We hear your cry for justice, healing, and truth to be revealed in this painful situation. The mental abuse you’ve endured from your husband and daughter, along with the betrayal of friends, is deeply grievous, and we stand with you in prayer before the throne of God, who sees all and judges righteously. The Bible tells us in Psalm 34:18, *"Yahweh is near to those who have a broken heart, and saves those who have a crushed spirit."* You are not forgotten, and your pain is not invisible to Him.
First, we must address the reality of sin in this situation—drugs, stealing, and hatred are not merely mistakes but violations of God’s commands. These actions grieve the Holy Spirit and bring destruction to relationships and families. In Ephesians 4:31-32, we are instructed, *"Let all bitterness, wrath, anger, outcry, and slander be put away from you, with all malice. And be kind to one another, tender hearted, forgiving each other, just as God also in Christ forgave you."* While this does not excuse their behavior, it reminds us that repentance and transformation are possible through Christ.
We also lift up the issue of mental abuse, which is a form of oppression that the Lord detests. Proverbs 31:8-9 commands us to *"Open your mouth for the mute, for the rights of all who are left desolate. Open your mouth, judge righteously, and serve justice to the poor and needy."* You have a right to be treated with dignity and love, as God’s Word declares in 1 Peter 3:7 that husbands are to honor their wives as *"heirs together of the grace of life."* Your daughter, too, is called to honor her mother (Exodus 20:12). Their failure to do so is sin, and we pray for conviction to fall upon their hearts.
Yet we must also examine our own hearts in this. While you are the victim of their sin, we are all called to forgive as Christ forgave us (Colossians 3:13). This does not mean tolerating abuse or remaining in harm’s way, but it does mean releasing bitterness and entrusting justice to God. Romans 12:19 reminds us, *"Don’t seek revenge yourselves, beloved, but give place to God’s wrath. For it is written, ‘Vengeance belongs to me; I will repay, says the Lord.’"* The truth *will* come out, for God is a God of justice, and He will not be mocked.
We also want to gently address the mention of "drugs" in your request. If you or anyone in your household is struggling with substance abuse, we urge you to seek biblical counseling and accountability. 1 Corinthians 6:19-20 warns, *"Or don’t you know that your body is a temple of the Holy Spirit who is in you, whom you have from God? You are not your own, for you were bought with a price. Therefore glorify God in your body and in your spirit, which are God’s."* Addiction is a spiritual battle, and victory is found in Christ alone.
Now, let us pray:
Heavenly Father, we come before You with heavy hearts, lifting up this dear sister who has endured so much pain at the hands of those who should have loved and protected her. Lord, You see the mental abuse, the betrayal, the theft, and the hatred that has been sown into her life. We ask that You would bring the truth to light in a mighty way—let deception be exposed, let repentance come, and let Your justice prevail. Heal her heart, Father, from every wound, and restore what has been broken. Give her strength to stand firm in Your love and to forgive as You have forgiven her.
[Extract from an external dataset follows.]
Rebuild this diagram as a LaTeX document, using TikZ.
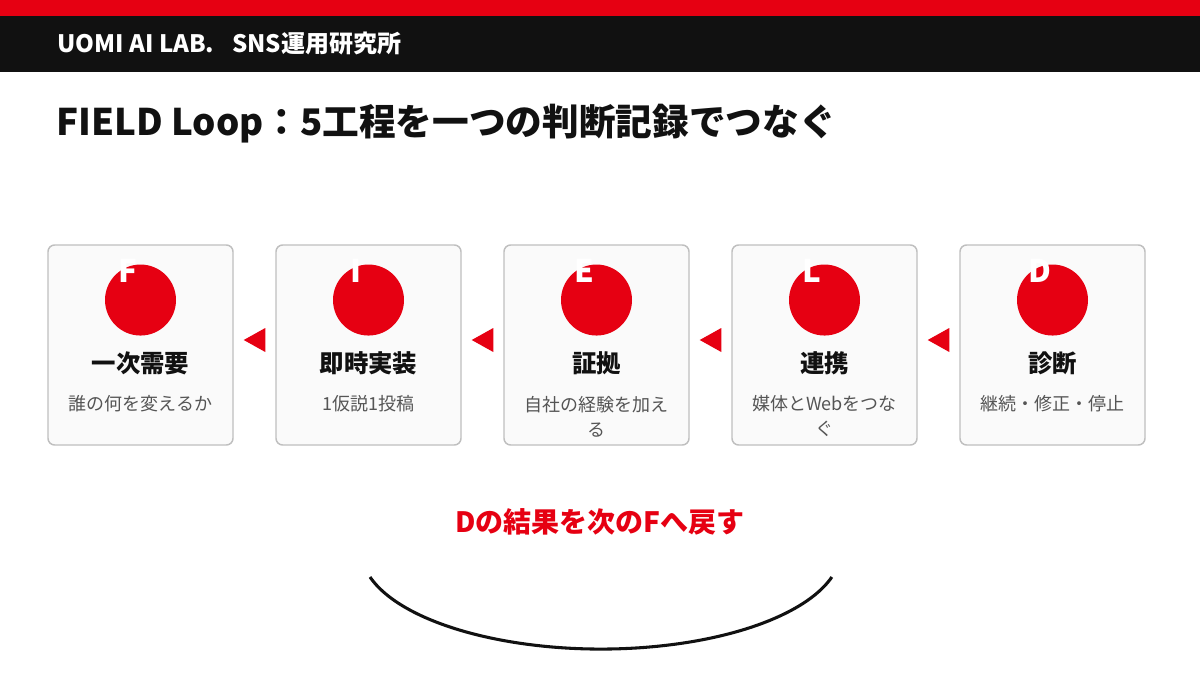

We pray for her husband and daughter, that Your Holy Spirit would convict them of their sin and draw them to repentance. Break the chains of addiction, Lord, and replace their hearts of stone with hearts of flesh. Let them see the destruction they have caused and turn to You for restoration. If there are friends who have also betrayed her, we ask that You would either bring them to repentance or remove them from her life if they continue in hardness of heart.
Father, we declare that no weapon formed against her shall prosper (Isaiah 54:17). We speak peace over her mind, healing over her emotions, and protection over her life. Surround her with godly community—believers who will love her, pray for her, and stand with her. Give her wisdom in how to navigate this season, whether that means setting boundaries, seeking counseling, or even separation if necessary for her safety. Above all, let her know that she is deeply loved by You.
We ask all these things in the mighty name of Jesus Christ, the One who bore our griefs and carried our sorrows (Isaiah 53:4). May Your will be done in this situation, and may Your name be glorified. Amen.
In the days ahead, we encourage you to seek godly counsel—whether through a pastor, a biblical counselor, or a trusted Christian friend. You do not have to walk this path alone. Proverbs 11:14 says, *"Where there is no counsel, the people fall; but in the multitude of counselors there is safety."* If you are in immediate danger, we urge you to contact local authorities or a domestic abuse hotline for protection.
Remember, dear sister, that your worth is not defined by how others treat you but by how Christ sees you. You are His beloved, and He is making all things new (Revelation 21:5). Keep your eyes on Him, and trust that He will lead you into a future filled with hope (Jeremiah 29:11).